EY’s Global Vice Chair of Sustainability Steve Varley joins Yahoo Finance Live to discuss the crossroads ESG is at, where sustainable investing goes from here, the policiticization of the practice, and differences between the U.S. and Europe.

Video Transcript


AKIKO FUJITA: Well, ESG investing has seen rapid growth in recent years, as investors hope to capitalize on or incentivize companies to do better. But that meteoric growth now being checked by scrutiny over the broad standards of ESG, and those concerns that the issue is increasingly being politicized. For more on this, let's bring in Steve Varley. He is EY Global Vice Chair of Sustainability,

Steve, there has been a real turn, you could argue, in sentiment around ESG, after three years of massive inflows coming into the funds. I'm curious how you're watching this from a top down level. Obviously, there's a lot of storylines between what's playing out in Europe, how it's being politicized in the US, but as somebody who has really honed in on ESG, what do you make of the tide that's turning?

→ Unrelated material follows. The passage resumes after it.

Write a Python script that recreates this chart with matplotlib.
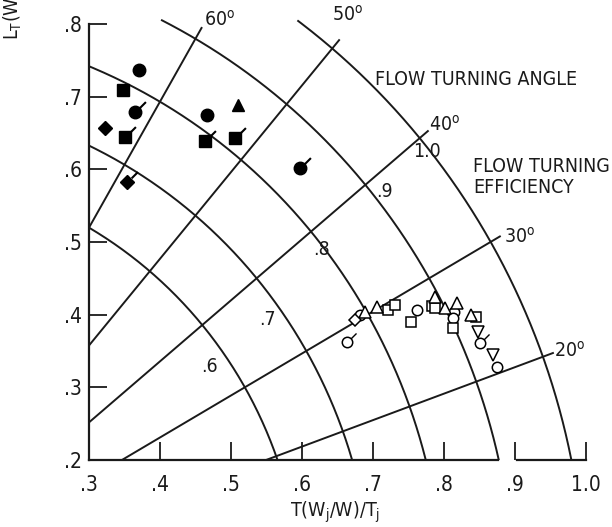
import matplotlib
matplotlib.use("Agg")
import matplotlib.pyplot as plt
import numpy as np
from matplotlib.path import Path

plt.rcParams['font.family'] = ['DejaVu Sans']
plt.rcParams['font.stretch'] = 'condensed'

# grid: flow turning efficiency arcs and flow turning angle rays
efficiency_levels = [0.6, 0.7, 0.8, 0.9, 1.0]
efficiency_labels = ['.6', '.7', '.8', '.9', '1.0']
efficiency_label_x = [0.470, 0.552, 0.628, 0.717, 0.777]
efficiency_label_y = [0.328, 0.393, 0.489, 0.569, 0.624]

angle_levels = [20, 30, 40, 50, 60]
angle_label_x = [0.977, 0.907, 0.801, 0.665, 0.484]
angle_label_y = [0.351, 0.507, 0.661, 0.812, 0.805]

x_ticks = [0.3, 0.4, 0.5, 0.6, 0.7, 0.8, 0.9, 1.0]
x_ticklabels = ['.3', '.4', '.5', '.6', '.7', '.8', '.9', '1.0']
y_ticks = [0.2, 0.3, 0.4, 0.5, 0.6, 0.7, 0.8]
y_ticklabels = ['.2', '.3', '.4', '.5', '.6', '.7', '.8']

# filled symbols (upper left group)
solid_circle_x = [0.370, 0.365, 0.466, 0.597]
solid_circle_y = [0.736, 0.679, 0.675, 0.602]
solid_square_x = [0.348, 0.351, 0.463, 0.506]
solid_square_y = [0.709, 0.644, 0.639, 0.643]
solid_diamond_x = [0.323, 0.354]
solid_diamond_y = [0.657, 0.582]
solid_triangle_x = [0.510]
solid_triangle_y = [0.688]
solid_flag_x = [0.365, 0.597, 0.351, 0.463, 0.506, 0.354]
solid_flag_y = [0.679, 0.602, 0.644, 0.639, 0.643, 0.582]

# open symbols (lower right group)
open_circle_x = [0.682, 0.762, 0.815, 0.813, 0.851, 0.875, 0.663]
open_circle_y = [0.399, 0.406, 0.404, 0.395, 0.361, 0.328, 0.362]
open_square_x = [0.721, 0.731, 0.754, 0.783, 0.787, 0.813, 0.846]
open_square_y = [0.406, 0.413, 0.390, 0.412, 0.409, 0.382, 0.397]
open_triangle_x = [0.689, 0.706, 0.787, 0.801, 0.818, 0.839]
open_triangle_y = [0.404, 0.410, 0.424, 0.409, 0.416, 0.399]
open_tridown_x = [0.848, 0.869]
open_tridown_y = [0.376, 0.344]
open_diamond_x = [0.675]
open_diamond_y = [0.393]
open_flag_x = [0.663, 0.851]
open_flag_y = [0.362, 0.361]

X0, Y0, YTOP = 0.3, 0.2, 0.805
INK = '#1a1a1a'

fig = plt.figure(figsize=(6.12, 5.27), dpi=100)
ax = fig.add_axes([89 / 612, 67 / 527, 518 / 612, 458 / 527])
ax.set_xlim(0.3, 1.03)
ax.set_ylim(0.2, 0.83)

# efficiency arcs, clipped to the chart box
for r in efficiency_levels:
    th = np.linspace(0, np.pi / 2, 800)
    x, y = r * np.cos(th), r * np.sin(th)
    keep = (x >= X0) & (y >= Y0) & (y <= YTOP)
    ax.plot(x[keep], y[keep], color=INK, lw=1.4)

# angle rays
for a in angle_levels:
    t = np.radians(a)
    rr = np.linspace(0, 1.015, 800)
    x, y = rr * np.cos(t), rr * np.sin(t)
    keep = (x >= X0) & (y >= Y0) & (y <= 0.795)
    ax.plot(x[keep], y[keep], color=INK, lw=1.4)

for lab, lx, ly in zip(efficiency_labels, efficiency_label_x, efficiency_label_y):
    ax.text(lx, ly, lab, fontsize=14, ha='center', va='center', color=INK)
for a, lx, ly in zip(angle_levels, angle_label_x, angle_label_y):
    ax.text(lx, ly, f'{a}$^{{\\mathrm{{o}}}}$', fontsize=14, ha='center', va='center',
            color=INK, clip_on=False)

ax.text(0.703, 0.724, 'FLOW TURNING ANGLE', fontsize=14, ha='left', va='center', color=INK)
ax.text(0.841, 0.589, 'FLOW TURNING\nEFFICIENCY', fontsize=14, ha='left', va='center',
        color=INK, linespacing=1.15, clip_on=False)

flag = Path([(0.4, 0.4), (1.0, 1.0)], [Path.MOVETO, Path.LINETO])

# filled points
ax.plot(solid_circle_x, solid_circle_y, 'o', ms=9, color='black')
ax.plot(solid_square_x, solid_square_y, 's', ms=8.5, color='black')
ax.plot(solid_diamond_x, solid_diamond_y, 'D', ms=7, color='black')
ax.plot(solid_triangle_x, solid_triangle_y, '^', ms=9, color='black')
ax.plot(solid_flag_x, solid_flag_y, marker=flag, ms=15, ls='none', mew=1.5, color='black')

# open points
mk = dict(ls='none', mfc='white', mec='black', mew=1.1)
ax.plot(open_circle_x, open_circle_y, 'o', ms=7.5, **mk)
ax.plot(open_square_x, open_square_y, 's', ms=7, **mk)
ax.plot(open_triangle_x, open_triangle_y, '^', ms=8, **mk)
ax.plot(open_tridown_x, open_tridown_y, 'v', ms=8, **mk)
ax.plot(open_diamond_x, open_diamond_y, 'D', ms=6.5, **mk)
ax.plot(open_flag_x, open_flag_y, marker=flag, ms=13, ls='none', mew=1.0, color='black')

# axes: left and broken bottom axis
for side in ('top', 'right'):
    ax.spines[side].set_visible(False)
ax.spines['left'].set_bounds(0.2, 0.8)
ax.spines['bottom'].set_bounds(0.3, 0.877)
for side in ('left', 'bottom'):
    ax.spines[side].set_linewidth(1.6)
    ax.spines[side].set_color(INK)
ax.plot([0.903, 1.0], [0.2, 0.2], color=INK, lw=1.6, clip_on=False)

ax.set_xticks(x_ticks)
ax.set_xticklabels(x_ticklabels)
ax.set_yticks(y_ticks)
ax.set_yticklabels(y_ticklabels)
ax.tick_params(direction='in', length=13, width=1.3, color=INK, labelsize=15,
               labelcolor=INK)
ax.tick_params(axis='x', pad=11)
ax.tick_params(axis='y', pad=5)

fig.text(335 / 612, 1 - 512 / 527, 'T(W$_\\mathrm{j}$/W)/T$_\\mathrm{j}$', fontsize=14,
         ha='center', va='center', color=INK)
fig.text(14 / 612, 1 - 40 / 527, 'L$_\\mathrm{T}$(W$_\\mathrm{j}$/W)/L$_\\mathrm{j}$',
         fontsize=14, rotation=90, ha='center', va='bottom', color=INK)

fig.savefig('out.png', dpi=100)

STEVE VARLEY: Well firstly, Akiko, thanks for the invite to come along and talk about what has to be one of the biggest phenomenons in business over the last maybe not three years, but at least five years. If you go back to the start of ESG, it's actually a term coined by the UN way back in 2006. So what we have now is a three letter acronym that's 16 years old.

I think we'd all agree is showing signs of being, well, maybe a terrible teenager. It's being misused in places and is also doing good in places. ESG I think overall, I would say from my conversations not just in the US, but Europe, Japan, China, is net good, net good for business. It's created a great dialogue. But let's see where we go from here, because we're definitely at a crossroads.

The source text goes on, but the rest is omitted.